The private secondaries market closed 2024 at $162 billion in transaction volume—a 45% year-over-year surge that has pushed the opacity problem past the point where institutional allocators can reasonably ignore it. GIC Pte tapped Evercore this week to advise on a $2 billion private credit divestment, a data point that underscores the divergence: secondary volumes are institutionalizing while pricing transparency remains stuck in 2015.
The growth is structural. LP liquidity demand, GP-led continuation funds, and single-asset secondaries have all matured into repeatable transaction types. What has not matured is the information architecture. Pricing benchmarks remain fragmented across proprietary platforms; bid-ask spreads on illiquid credit assets can widen to 800 basis points in periods of moderate stress; and disclosed transaction multiples often exclude the nuance of deal structure that determines true economics. This is no longer a nichemarket inefficiency—it is a $162 billion blind spot in the portfolios of endowments, sovereign wealth funds, and family offices that measure exposure in nine figures.

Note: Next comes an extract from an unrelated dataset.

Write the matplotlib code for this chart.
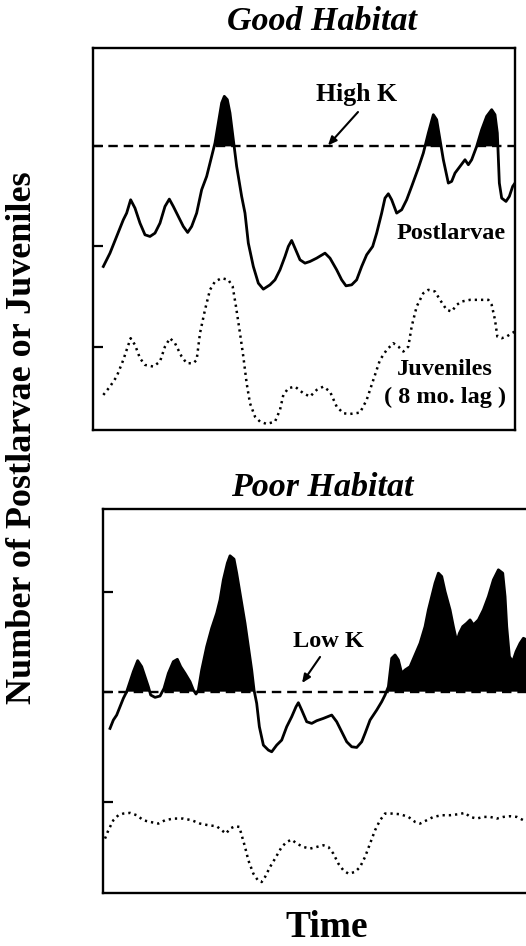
import matplotlib.pyplot as plt

# good habitat (time, abundance - arbitrary units)
good_t_post = [3.0, 5.0, 7.0, 9.0, 10.0, 11.2, 12.5, 14.0, 15.5, 17.0, 18.5, 20.0, 21.5, 22.8, 24.0, 25.5, 27.0, 28.3,
               29.5, 31.0, 32.5, 34.0, 35.5, 36.5, 37.5, 38.5, 39.3, 40.2, 41.0, 42.0, 43.0, 44.5, 45.5, 46.5, 48.0,
               49.5, 51.0, 53.0, 54.5, 56.0, 57.5, 58.5, 59.5, 60.5, 62.0, 63.5, 65.0, 67.0, 69.5, 71.0, 73.0, 74.5,
               75.8, 77.5, 79.0, 80.5, 82.0, 83.8, 85.0, 86.5, 87.5, 88.5, 89.5, 91.0, 92.5, 94.0, 95.5, 97.5, 99.0,
               100.5, 102.0, 103.0, 104.0, 105.0, 106.5, 107.5, 108.5, 110.0, 111.5, 112.5, 113.5, 115.0, 116.5,
               118.0, 119.5, 120.5, 121.2, 121.8, 122.5, 123.8, 124.8, 125.8, 126.5]
good_postlarvae = [54.0, 58.0, 63.0, 68.0, 70.0, 74.0, 71.5, 67.0, 63.5, 63.0, 64.0, 67.0, 72.0, 74.2, 72.0, 69.0, 66.0,
                   64.2, 66.0, 70.0, 77.0, 81.0, 87.0, 91.0, 97.0, 103.0, 105.0, 104.0, 100.0, 92.0, 84.0, 75.0, 70.0,
                   61.0, 54.0, 49.0, 47.2, 48.5, 50.0, 53.0, 57.0, 60.0, 61.8, 59.5, 56.0, 55.0, 55.5, 56.5, 58.0, 56.5,
                   53.0, 50.0, 48.2, 48.5, 50.0, 54.0, 57.5, 60.0, 64.0, 70.0, 74.5, 75.8, 74.0, 70.0, 71.0, 74.0, 78.0,
                   83.5, 88.0, 94.0, 99.5, 98.0, 92.0, 86.0, 79.0, 79.5, 82.0, 84.0, 86.0, 84.5, 86.0, 90.0, 95.0, 99.0,
                   101.0, 99.5, 94.0, 79.0, 74.5, 73.5, 75.0, 78.0, 79.0]
good_t_juv = [3.0, 5.0, 7.0, 9.0, 10.0, 11.2, 12.5, 14.0, 15.5, 18.0, 20.0, 21.5, 23.0, 24.5, 26.5, 28.0, 30.0, 31.0,
              32.0, 33.5, 35.0, 36.5, 38.5, 40.5, 41.8, 42.8, 44.0, 45.0, 46.0, 47.0, 48.5, 50.0, 52.0, 54.5, 56.0,
              57.0, 58.5, 60.5, 63.0, 65.0, 67.0, 69.0, 71.0, 73.0, 75.0, 77.0, 80.0, 82.0, 84.0, 86.0, 88.0, 90.0,
              91.5, 93.0, 94.5, 95.5, 97.0, 99.0, 100.5, 102.5, 104.0, 106.0, 107.5, 109.0, 110.5, 113.0, 116.0,
              118.5, 119.5, 120.5, 121.2, 122.5, 124.0, 125.5, 126.5]
good_juveniles = [15.5, 18.0, 21.0, 26.0, 29.0, 32.5, 30.5, 26.5, 24.5, 24.0, 25.5, 30.0, 32.5, 31.0, 27.0, 25.0, 25.0,
                  26.0, 34.0, 41.0, 47.0, 49.5, 50.5, 50.0, 48.0, 42.0, 34.0, 27.0, 19.0, 13.0, 9.0, 7.5, 6.8, 7.5,
                  11.0, 15.5, 17.5, 18.0, 16.0, 15.0, 17.0, 18.0, 16.5, 12.0, 10.0, 9.8, 10.2, 14.0, 20.0, 26.0, 29.0,
                  31.0, 30.0, 28.5, 30.0, 36.0, 42.0, 46.0, 47.0, 46.5, 44.0, 41.0, 40.5, 42.5, 43.5, 44.0, 44.0, 44.0,
                  42.5, 38.0, 33.0, 32.5, 33.0, 34.0, 34.5]
high_k = 90

# poor habitat
poor_t_post = [2.2, 3.2, 4.2, 5.2, 6.2, 7.2, 8.2, 9.2, 10.5, 11.7, 12.7, 13.7, 14.4, 15.7, 17.2, 18.4, 19.7, 21.2, 22.4,
               23.4, 24.7, 26.2, 27.2, 28.0, 28.7, 29.7, 31.2, 32.7, 34.2, 35.2, 36.2, 37.4, 38.2, 39.4, 40.2, 41.7,
               42.7, 43.7, 44.7, 45.4, 46.2, 47.0, 48.2, 49.7, 50.7, 52.2, 53.7, 55.2, 56.7, 58.0, 58.7, 59.7, 61.2,
               62.7, 64.2, 66.2, 68.7, 70.2, 71.7, 73.2, 74.7, 76.2, 77.7, 78.7, 80.2, 82.2, 83.7, 84.7, 85.7, 86.7,
               87.7, 88.7, 89.7, 90.7, 92.2, 93.7, 95.2, 96.7, 97.7, 98.7, 99.7, 100.7, 101.7, 102.7, 104.2, 105.2,
               106.2, 107.0, 108.0, 109.2, 110.2, 111.2, 112.7, 114.2, 115.7, 117.2, 118.7, 120.0, 120.7, 121.2, 122.0,
               123.0, 124.0, 125.2, 126.2, 127.2]
poor_postlarvae = [49.0, 51.5, 53.0, 55.5, 58.0, 60.0, 63.0, 66.0, 69.3, 67.5, 64.5, 61.5, 59.0, 58.3, 58.7, 61.0, 65.5,
                   69.0, 69.7, 67.5, 65.5, 63.0, 60.5, 59.3, 60.5, 66.5, 73.5, 79.0, 83.5, 87.5, 93.5, 98.5, 100.7, 99.7,
                   95.5, 86.5, 80.5, 73.5, 66.5, 60.5, 56.5, 49.5, 44.0, 42.5, 42.0, 44.0, 45.5, 49.5, 52.5, 55.5, 56.7,
                   54.5, 51.0, 50.5, 51.3, 52.0, 53.0, 51.0, 48.0, 45.0, 43.5, 43.3, 45.0, 47.5, 51.5, 54.5, 57.0, 59.0,
                   61.5, 70.0, 71.0, 69.5, 65.5, 66.5, 67.5, 71.0, 74.5, 79.5, 84.5, 88.5, 92.5, 95.5, 94.5, 90.0, 84.5,
                   79.5, 75.0, 77.5, 79.5, 80.5, 81.5, 80.0, 81.5, 84.5, 88.5, 93.5, 96.5, 95.5, 88.5, 79.5, 70.5, 69.0,
                   72.0, 74.5, 76.0, 75.5]
poor_t_juv = [0.7, 1.7, 3.2, 4.7, 6.2, 8.2, 10.2, 12.2, 14.2, 16.7, 18.7, 21.2, 24.2, 26.7, 29.2, 31.7, 34.2, 35.7, 37.0,
              38.2, 39.7, 41.0, 41.7, 42.7, 43.7, 45.2, 46.7, 47.7, 48.7, 50.2, 51.7, 53.7, 55.2, 56.7, 58.2, 60.2,
              62.2, 64.2, 66.2, 67.7, 69.2, 70.7, 72.2, 73.7, 75.7, 77.2, 78.7, 80.2, 81.7, 83.2, 84.7, 86.7, 89.2,
              91.7, 93.7, 95.2, 97.2, 99.2, 101.7, 104.2, 106.7, 108.7, 110.2, 112.2, 114.2, 116.2, 118.2, 120.2,
              122.2, 124.2, 126.2, 127.2]
poor_juveniles = [16.0, 18.5, 21.5, 23.0, 23.5, 23.7, 23.0, 21.5, 21.0, 20.5, 21.5, 22.0, 22.0, 21.5, 20.5, 20.0, 19.7,
                  18.5, 17.5, 19.0, 19.7, 19.5, 17.0, 13.5, 9.5, 5.5, 3.3, 3.0, 4.5, 7.5, 10.0, 13.5, 15.0, 15.7, 14.5,
                  13.5, 13.0, 13.5, 14.0, 13.5, 11.5, 8.5, 6.5, 5.5, 6.0, 7.5, 10.5, 14.5, 18.5, 21.5, 23.5, 23.5, 23.3,
                  22.5, 21.0, 20.5, 21.5, 22.5, 23.0, 23.0, 23.3, 23.7, 22.5, 22.0, 22.5, 22.5, 22.0, 22.5, 22.7, 22.5,
                  21.5, 21.0]
low_k = 60

serif = "Liberation Serif"

fig = plt.figure(figsize=(5.26, 9.46), dpi=100)
ax1 = fig.add_axes([0.1774, 0.5455, 0.8017, 0.4038])
ax2 = fig.add_axes([0.1952, 0.0560, 0.8100, 0.4059])


def panel(ax, t_post, post, t_juv, juv, k, xmax, ylim, yticks):
    ax.fill_between(t_post, post, k, where=[p > k for p in post], interpolate=True, color="black", lw=0)
    ax.axhline(k, color="black", lw=1.7, linestyle=(0, (4, 2.5)))
    ax.plot(t_post, post, color="black", lw=2.0)
    ax.plot(t_juv, juv, color="black", lw=1.8, linestyle=(0, (0.9, 1.6)))
    ax.set_xlim(0, xmax)
    ax.set_ylim(*ylim)
    ax.set_xticks([])
    ax.set_yticks(yticks)
    ax.set_yticklabels([])
    ax.tick_params(axis="y", direction="in", length=7, width=1.6)
    for s in ax.spines.values():
        s.set_linewidth(1.7)


panel(ax1, good_t_post, good_postlarvae, good_t_juv, good_juveniles, high_k, 126.5, (5.0, 119.5), [30, 60, 90])
panel(ax2, poor_t_post, poor_postlarvae, poor_t_juv, poor_juveniles, low_k, 127.8, (-0.3, 114.7), [27, 60, 90])

fig.text(0.612, 0.977, "Good Habitat", fontsize=24.5, fontweight="bold", fontstyle="italic", family=serif,
         ha="center", va="center")
fig.text(0.612, 0.485, "Poor Habitat", fontsize=24.5, fontweight="bold", fontstyle="italic", family=serif,
         ha="center", va="center")

arrow = dict(arrowstyle="-|>,head_length=0.5,head_width=0.22", color="black", lw=1.5, shrinkA=0, shrinkB=0)
ax1.text(79.1, 105.5, "High K", fontsize=18.5, fontweight="bold", family=serif, ha="center", va="center")
ax1.annotate("", xy=(70.4, 90.3), xytext=(79.4, 100.3), arrowprops=arrow)
ax1.text(107.3, 64.0, "Postlarvae", fontsize=17.5, fontweight="bold", family=serif, ha="center", va="center")
ax1.text(105.5, 23.0, "Juveniles", fontsize=17.5, fontweight="bold", family=serif, ha="center", va="center")
ax1.text(105.5, 14.9, "( 8 mo. lag )", fontsize=17.5, fontweight="bold", family=serif, ha="center", va="center")

ax2.text(67.6, 74.9, "Low K", fontsize=17.5, fontweight="bold", family=serif, ha="center", va="center")
ax2.annotate("", xy=(59.8, 62.6), xytext=(65.2, 70.4), arrowprops=arrow)

fig.text(0.042, 0.5375, "Number of Postlarvae or Juveniles", rotation=90, fontsize=26, fontweight="bold",
         family=serif, ha="center", va="center")
fig.text(0.622, 0.02, "Time", fontsize=27, fontweight="bold", family=serif, ha="center", va="center")

fig.savefig("out.png", dpi=100)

The GIC move matters because it signals preference clarity. The sovereign wealth fund has been a disciplined private credit allocator since 2017, building exposure through primary commitments and co-investments. Hiring Evercore to execute a secondary sale rather than holding to maturity or rolling into a continuation vehicle indicates one of two conclusions: either the fund sees deteriorating credit fundamentals that justify accepting secondary market discounts, or it has determined that holding illiquid private credit through an uncertain rate environment carries more opportunity cost than the transaction friction of a secondary exit. Either read is a forward indicator for the broader allocator class.

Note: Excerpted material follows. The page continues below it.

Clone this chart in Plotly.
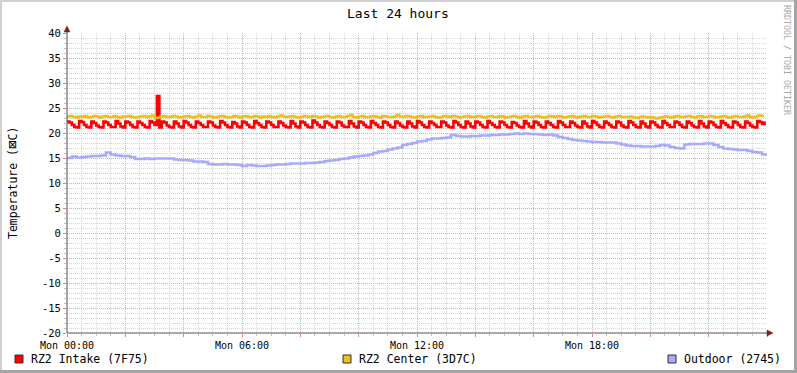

The opacity compounds at the desk level. Portfolio managers tasked with marking private assets to market are often working from stale NAVs, backward-looking appraisals, and pricing data that reflect 60 to 90 days of lag. In a $162 billion market, that lag is no longer an inconvenience—it is a fiduciary exposure. When a single-asset secondary trades at a 12% discount to the most recent NAV, the question becomes whether that discount reflects distress, liquidity premium, information asymmetry, or all three. Without standardized transaction disclosure, allocators cannot answer with confidence.

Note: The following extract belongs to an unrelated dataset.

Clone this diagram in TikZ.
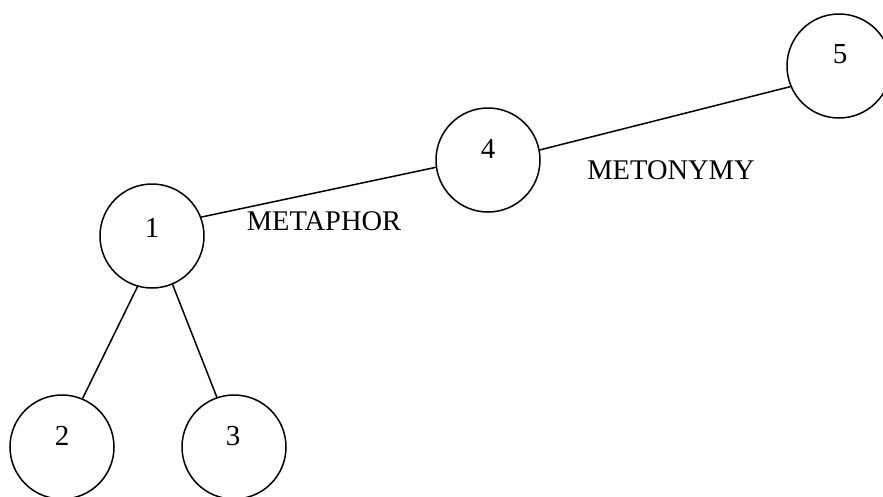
\documentclass[tikz,border=0pt]{standalone}
\usepackage{fontspec}
\setmainfont{Liberation Serif}
\begin{document}
\begin{tikzpicture}[x=1pt,y=-1pt,
  state/.style={circle,draw,line width=1.5pt,minimum size=104pt,inner sep=0pt},
  num/.style={anchor=base,inner sep=0pt,font=\fontsize{29}{34}\selectfont},
  tag/.style={anchor=base,inner sep=0pt,font=\fontsize{28.5}{34}\selectfont},
  link/.style={line width=1.5pt}]
\useasboundingbox (0,0) rectangle (883,496);

% circles
\node[state] (n1) at (152,236) {};
\node[state] (n2) at (62,447) {};
\node[state] (n3) at (234,447) {};
\node[state] (n4) at (488,160) {};
\node[state] (n5) at (839,66) {};

% numbers inside the circles
\node[num] (t1) at (152,237) {1};
\node[num] (t2) at (62,445) {2};
\node[num] (t3) at (233,445) {3};
\node[num] (t4) at (488,158) {4};
\node[num] (t5) at (840,63) {5};

% connectors
\draw[link] (n1.21) -- (n4.188);
\draw[link] (n4.11) -- (n5.203);
\draw[link] (n1.254) -- (n2.67);
\draw[link] (n1.293) -- (n3.109);

% relation names
\node[tag] (lmeta) at (324,230) {METAPHOR};
\node[tag] (lmeto) at (671,179) {METONYMY};
\end{tikzpicture}
\end{document}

Operators and allocators should watch three things. First, whether Evercore structures GIC's private credit exit as a portfolio strip sale or a fund-level transfer, which will signal whether the urgency is asset-specific or strategic. Second, whether other sovereign wealth funds follow with similar secondary mandates in Q1 2025, particularly those with concentrated private credit exposure built between 2020 and 2023. Third, whether the SEC or European regulators begin requiring quarterly transaction-level disclosure for secondaries above a materiality threshold—a $500 million floor would capture the majority of institutional-grade deals and force pricing visibility.
The market is now too large for the information infrastructure it runs on. GIC is not selling into distress—it is selling into a market where price discovery happens in private, terms are bespoke, and the lag between economic reality and reported valuation can exceed a quarter. That is a solvable problem, but only if the allocators who move the most volume decide opacity is no longer acceptable at this scale.